## GIVEN MATERIAL
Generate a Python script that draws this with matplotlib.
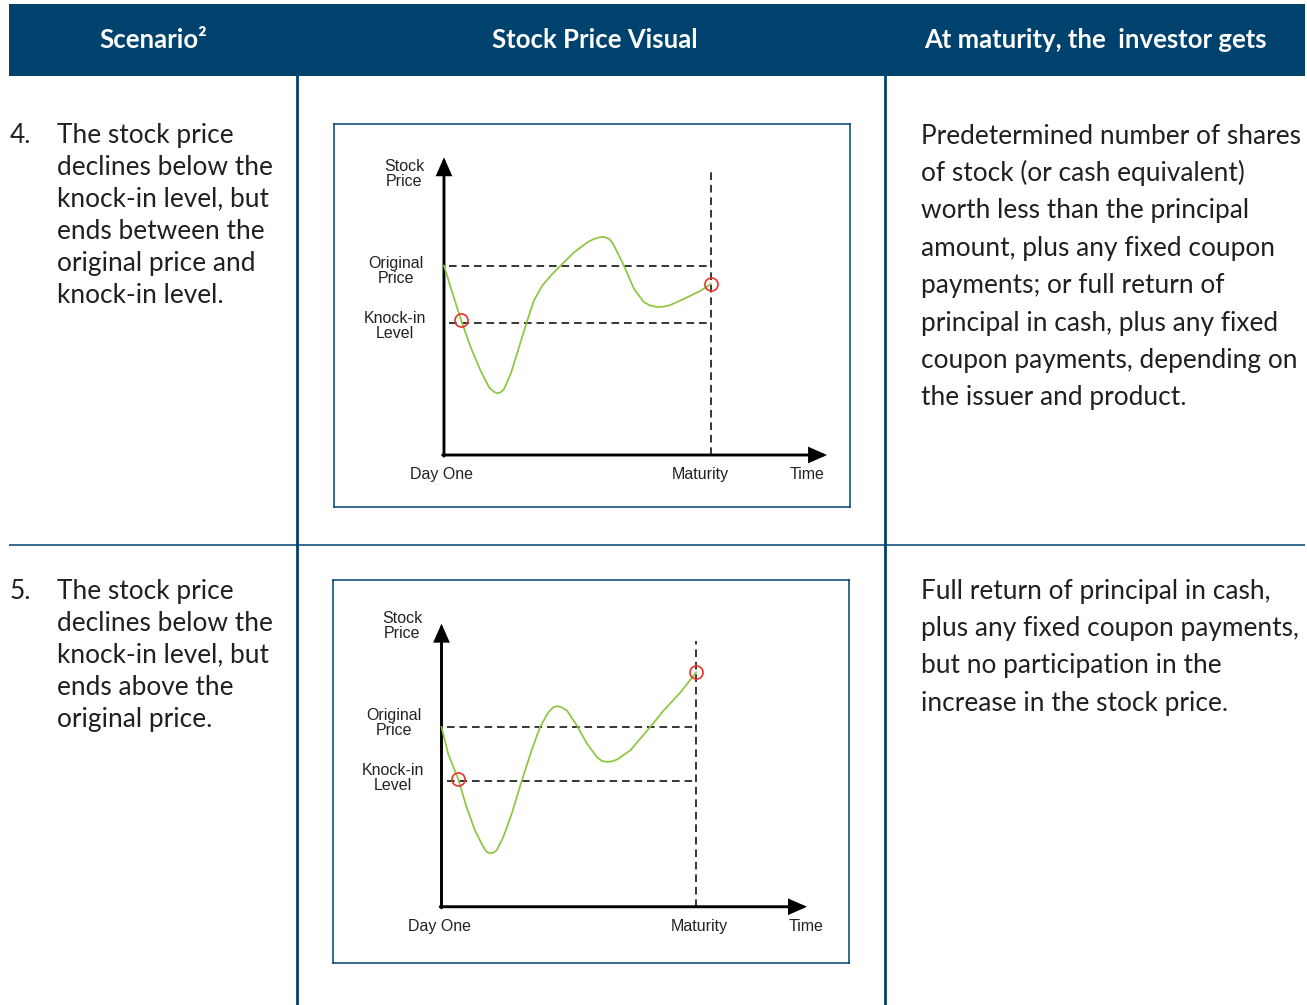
import matplotlib
matplotlib.use("Agg")
import matplotlib.pyplot as plt
from matplotlib.patches import Rectangle

plt.rcParams['lines.scale_dashes'] = False

W, H = 1307, 1005

NAVY = '#00426E'
TEXT = '#231F20'
GREEN = '#8DC63F'
RED = '#E8332A'
BODY_FONT = 'Lato'
CHART_FONT = 'Liberation Sans'

# ---------------- table content ----------------
headers = ["Scenario²", "Stock Price Visual", "At maturity, the  investor gets"]

scenario_numbers = ["4.", "5."]
scenario_text = [
    ["The stock price", "declines below the", "knock-in level, but",
     "ends between the", "original price and", "knock-in level."],
    ["The stock price", "declines below the", "knock-in level, but",
     "ends above the", "original price."],
]
outcome_text = [
    ["Predetermined number of shares", "of stock (or cash equivalent)",
     "worth less than the principal", "amount, plus any fixed coupon",
     "payments; or full return of", "principal in cash, plus any fixed",
     "coupon payments, depending on", "the issuer and product."],
    ["Full return of principal in cash,", "plus any fixed coupon payments,",
     "but no participation in the", "increase in the stock price."],
]

# ---------------- stock price paths ----------------
# time runs from Day One (0) to Maturity (10); price is indexed to 100 at Day One
ORIGINAL_PRICE = 100
KNOCK_IN_LEVEL = 70
MATURITY = 10

path4_time = [0.0, 0.25, 0.64, 1.0, 1.37, 1.69, 1.87, 2.0, 2.12, 2.25, 2.5, 2.81,
              3.12, 3.37, 3.68, 4.0, 4.37, 4.87, 5.37, 5.62, 5.87, 5.99, 6.18,
              6.3, 6.43, 6.74, 7.12, 7.49, 7.74, 7.99, 8.24, 8.49, 9.11, 9.61, 10.0]
path4_price = [100.2, 88.7, 71.4, 57.0, 44.6, 35.8, 33.5, 32.6, 33.2, 34.9, 42.9,
               57.0, 71.1, 81.7, 89.6, 94.9, 100.2, 107.2, 112.5, 114.3, 115.3,
               115.4, 114.3, 112.5, 109.0, 100.2, 87.8, 80.8, 79.0, 78.3, 78.5,
               79.4, 83.4, 86.9, 90.5]
path4_knock_idx = 2

path5_time = [0.0, 0.26, 0.66, 0.98, 1.31, 1.64, 1.77, 1.90, 2.03, 2.17, 2.43,
              2.76, 3.15, 3.54, 3.87, 4.20, 4.40, 4.56, 4.72, 4.92, 5.31, 5.71,
              6.10, 6.30, 6.50, 6.69, 6.89, 7.42, 8.14, 8.73, 9.39, 10.0]
path5_price = [100.0, 85.2, 70.9, 55.6, 42.6, 33.3, 30.6, 29.8, 30.0, 31.5, 38.9,
               51.9, 70.0, 87.1, 100.0, 108.3, 111.1, 111.6, 110.9, 109.3, 100.9,
               90.8, 83.3, 81.1, 80.6, 80.9, 81.9, 87.1, 99.1, 109.3, 119.4, 130.5]
path5_knock_idx = 2

paths = [(path4_time, path4_price, path4_knock_idx),
         (path5_time, path5_price, path5_knock_idx)]

axis_labels = ["Stock\nPrice", "Original\nPrice", "Knock-in\nLevel", "Day One", "Maturity", "Time"]

# ---------------- figure ----------------
fig = plt.figure(figsize=(W / 100, H / 100), dpi=100)
base = fig.add_axes([0, 0, 1, 1])
base.set_xlim(0, W)
base.set_ylim(H, 0)
base.axis('off')

# header band
base.add_patch(Rectangle((9, 4), 1296, 71.5, facecolor=NAVY, edgecolor='none'))
for label, cx in zip(headers, [153, 595, 1095]):
    base.text(cx, 40, label, color='white', fontsize=18.5, fontweight='bold',
              family=[BODY_FONT, 'DejaVu Sans'], ha='center', va='center')

# column and row rules
for x in [296.7, 884.7]:
    base.plot([x, x], [75, H], color=NAVY, lw=2.0, solid_capstyle='butt')
base.plot([9, 1305], [545.3, 545.3], color=NAVY, lw=1.1, solid_capstyle='butt')

# row text
BODY_SIZE = 18.9
row_baselines_left = [142.5, 598.5]
row_baselines_right = [143.5, 598.5]
for r in range(2):
    base.text(10, row_baselines_left[r], scenario_numbers[r], color=TEXT,
              fontsize=BODY_SIZE, family=BODY_FONT, va='baseline', ha='left')
    for i, line in enumerate(scenario_text[r]):
        base.text(57, row_baselines_left[r] + 32 * i, line, color=TEXT,
                  fontsize=BODY_SIZE, family=BODY_FONT, va='baseline', ha='left')
    for i, line in enumerate(outcome_text[r]):
        base.text(921, row_baselines_right[r] + 37.4 * i, line, color=TEXT,
                  fontsize=BODY_SIZE, family=BODY_FONT, va='baseline', ha='left')

# ---------------- stock price charts ----------------
chart_boxes = [(334, 124, 850, 507), (333, 580, 849, 963)]
chart_xlims = [(-4.12, 15.21), (-4.26, 16.0)]
chart_ylims = [(-27.5, 175.1), (-31.3, 181.8)]
maturity_tops = [152, 148]
label_centers = [
    [(404, 174), (396, 271), (395, 326), (441, 474), (700, 474), (807, 474)],
    [(402, 626), (394, 723), (393, 778), (440, 926), (699, 926), (806, 926)],
]

for k, ((x0, y0, x1, y1), (t, p, ki)) in enumerate(zip(chart_boxes, paths)):
    ax = fig.add_axes([x0 / W, 1 - y1 / H, (x1 - x0) / W, (y1 - y0) / H])
    ax.set_xlim(*chart_xlims[k])
    ax.set_ylim(*chart_ylims[k])
    ax.set_xticks([])
    ax.set_yticks([])
    for s in ax.spines.values():
        s.set_color(NAVY)
        s.set_linewidth(1.1)

    dash = dict(color='black', lw=1.1, dashes=(5.5, 3.5))
    ax.plot([0.2, MATURITY], [ORIGINAL_PRICE, ORIGINAL_PRICE], **dash)
    ax.plot([0.2, MATURITY], [KNOCK_IN_LEVEL, KNOCK_IN_LEVEL], **dash)
    ax.plot([MATURITY, MATURITY], [0, maturity_tops[k]], **dash)

    arrow = dict(arrowstyle='-|>,head_length=0.5,head_width=0.22',
                 mutation_scale=20, color='black', lw=2.1,
                 shrinkA=0, shrinkB=0, joinstyle='miter')
    ax.annotate('', xy=(0, 157.5), xytext=(0, -0.6), arrowprops=arrow)
    ax.annotate('', xy=(14.35, 0), xytext=(-0.05, 0), arrowprops=arrow)

    ax.plot(t, p, color=GREEN, lw=1.25, solid_joinstyle='round', zorder=3)
    ax.plot([t[ki], t[-1]], [p[ki], p[-1]], ls='none', marker='o', ms=9.4,
            mfc='none', mec=RED, mew=1.2, zorder=4)

    for label, (cx, cy) in zip(axis_labels, label_centers[k]):
        base.text(cx, cy, label, fontsize=11.5, family=CHART_FONT, color='#222222',
                  ha='center', va='center', linespacing=1.0, zorder=5)

base.set_zorder(5)
base.patch.set_alpha(0)

fig.savefig('out.png', dpi=100, facecolor='white')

## PROMPT
Please write out all of the material above without changing a word, and omit any pictures.

## COMPLETE OUTPUT
Generate a Python script that draws this with matplotlib.
import matplotlib
matplotlib.use("Agg")
import matplotlib.pyplot as plt
from matplotlib.patches import Rectangle

plt.rcParams['lines.scale_dashes'] = False

W, H = 1307, 1005

NAVY = '#00426E'
TEXT = '#231F20'
GREEN = '#8DC63F'
RED = '#E8332A'
BODY_FONT = 'Lato'
CHART_FONT = 'Liberation Sans'

# ---------------- table content ----------------
headers = ["Scenario²", "Stock Price Visual", "At maturity, the  investor gets"]

scenario_numbers = ["4.", "5."]
scenario_text = [
    ["The stock price", "declines below the", "knock-in level, but",
     "ends between the", "original price and", "knock-in level."],
    ["The stock price", "declines below the", "knock-in level, but",
     "ends above the", "original price."],
]
outcome_text = [
    ["Predetermined number of shares", "of stock (or cash equivalent)",
     "worth less than the principal", "amount, plus any fixed coupon",
     "payments; or full return of", "principal in cash, plus any fixed",
     "coupon payments, depending on", "the issuer and product."],
    ["Full return of principal in cash,", "plus any fixed coupon payments,",
     "but no participation in the", "increase in the stock price."],
]

# ---------------- stock price paths ----------------
# time runs from Day One (0) to Maturity (10); price is indexed to 100 at Day One
ORIGINAL_PRICE = 100
KNOCK_IN_LEVEL = 70
MATURITY = 10

path4_time = [0.0, 0.25, 0.64, 1.0, 1.37, 1.69, 1.87, 2.0, 2.12, 2.25, 2.5, 2.81,
              3.12, 3.37, 3.68, 4.0, 4.37, 4.87, 5.37, 5.62, 5.87, 5.99, 6.18,
              6.3, 6.43, 6.74, 7.12, 7.49, 7.74, 7.99, 8.24, 8.49, 9.11, 9.61, 10.0]
path4_price = [100.2, 88.7, 71.4, 57.0, 44.6, 35.8, 33.5, 32.6, 33.2, 34.9, 42.9,
               57.0, 71.1, 81.7, 89.6, 94.9, 100.2, 107.2, 112.5, 114.3, 115.3,
               115.4, 114.3, 112.5, 109.0, 100.2, 87.8, 80.8, 79.0, 78.3, 78.5,
               79.4, 83.4, 86.9, 90.5]
path4_knock_idx = 2

path5_time = [0.0, 0.26, 0.66, 0.98, 1.31, 1.64, 1.77, 1.90, 2.03, 2.17, 2.43,
              2.76, 3.15, 3.54, 3.87, 4.20, 4.40, 4.56, 4.72, 4.92, 5.31, 5.71,
              6.10, 6.30, 6.50, 6.69, 6.89, 7.42, 8.14, 8.73, 9.39, 10.0]
path5_price = [100.0, 85.2, 70.9, 55.6, 42.6, 33.3, 30.6, 29.8, 30.0, 31.5, 38.9,
               51.9, 70.0, 87.1, 100.0, 108.3, 111.1, 111.6, 110.9, 109.3, 100.9,
               90.8, 83.3, 81.1, 80.6, 80.9, 81.9, 87.1, 99.1, 109.3, 119.4, 130.5]
path5_knock_idx = 2

paths = [(path4_time, path4_price, path4_knock_idx),
         (path5_time, path5_price, path5_knock_idx)]

axis_labels = ["Stock\nPrice", "Original\nPrice", "Knock-in\nLevel", "Day One", "Maturity", "Time"]

# ---------------- figure ----------------
fig = plt.figure(figsize=(W / 100, H / 100), dpi=100)
base = fig.add_axes([0, 0, 1, 1])
base.set_xlim(0, W)
base.set_ylim(H, 0)
base.axis('off')

# header band
base.add_patch(Rectangle((9, 4), 1296, 71.5, facecolor=NAVY, edgecolor='none'))
for label, cx in zip(headers, [153, 595, 1095]):
    base.text(cx, 40, label, color='white', fontsize=18.5, fontweight='bold',
              family=[BODY_FONT, 'DejaVu Sans'], ha='center', va='center')

# column and row rules
for x in [296.7, 884.7]:
    base.plot([x, x], [75, H], color=NAVY, lw=2.0, solid_capstyle='butt')
base.plot([9, 1305], [545.3, 545.3], color=NAVY, lw=1.1, solid_capstyle='butt')

# row text
BODY_SIZE = 18.9
row_baselines_left = [142.5, 598.5]
row_baselines_right = [143.5, 598.5]
for r in range(2):
    base.text(10, row_baselines_left[r], scenario_numbers[r], color=TEXT,
              fontsize=BODY_SIZE, family=BODY_FONT, va='baseline', ha='left')
    for i, line in enumerate(scenario_text[r]):
        base.text(57, row_baselines_left[r] + 32 * i, line, color=TEXT,
                  fontsize=BODY_SIZE, family=BODY_FONT, va='baseline', ha='left')
    for i, line in enumerate(outcome_text[r]):
        base.text(921, row_baselines_right[r] + 37.4 * i, line, color=TEXT,
                  fontsize=BODY_SIZE, family=BODY_FONT, va='baseline', ha='left')

# ---------------- stock price charts ----------------
chart_boxes = [(334, 124, 850, 507), (333, 580, 849, 963)]
chart_xlims = [(-4.12, 15.21), (-4.26, 16.0)]
chart_ylims = [(-27.5, 175.1), (-31.3, 181.8)]
maturity_tops = [152, 148]
label_centers = [
    [(404, 174), (396, 271), (395, 326), (441, 474), (700, 474), (807, 474)],
    [(402, 626), (394, 723), (393, 778), (440, 926), (699, 926), (806, 926)],
]

for k, ((x0, y0, x1, y1), (t, p, ki)) in enumerate(zip(chart_boxes, paths)):
    ax = fig.add_axes([x0 / W, 1 - y1 / H, (x1 - x0) / W, (y1 - y0) / H])
    ax.set_xlim(*chart_xlims[k])
    ax.set_ylim(*chart_ylims[k])
    ax.set_xticks([])
    ax.set_yticks([])
    for s in ax.spines.values():
        s.set_color(NAVY)
        s.set_linewidth(1.1)

    dash = dict(color='black', lw=1.1, dashes=(5.5, 3.5))
    ax.plot([0.2, MATURITY], [ORIGINAL_PRICE, ORIGINAL_PRICE], **dash)
    ax.plot([0.2, MATURITY], [KNOCK_IN_LEVEL, KNOCK_IN_LEVEL], **dash)
    ax.plot([MATURITY, MATURITY], [0, maturity_tops[k]], **dash)

    arrow = dict(arrowstyle='-|>,head_length=0.5,head_width=0.22',
                 mutation_scale=20, color='black', lw=2.1,
                 shrinkA=0, shrinkB=0, joinstyle='miter')
    ax.annotate('', xy=(0, 157.5), xytext=(0, -0.6), arrowprops=arrow)
    ax.annotate('', xy=(14.35, 0), xytext=(-0.05, 0), arrowprops=arrow)

    ax.plot(t, p, color=GREEN, lw=1.25, solid_joinstyle='round', zorder=3)
    ax.plot([t[ki], t[-1]], [p[ki], p[-1]], ls='none', marker='o', ms=9.4,
            mfc='none', mec=RED, mew=1.2, zorder=4)

    for label, (cx, cy) in zip(axis_labels, label_centers[k]):
        base.text(cx, cy, label, fontsize=11.5, family=CHART_FONT, color='#222222',
                  ha='center', va='center', linespacing=1.0, zorder=5)

base.set_zorder(5)
base.patch.set_alpha(0)

fig.savefig('out.png', dpi=100, facecolor='white')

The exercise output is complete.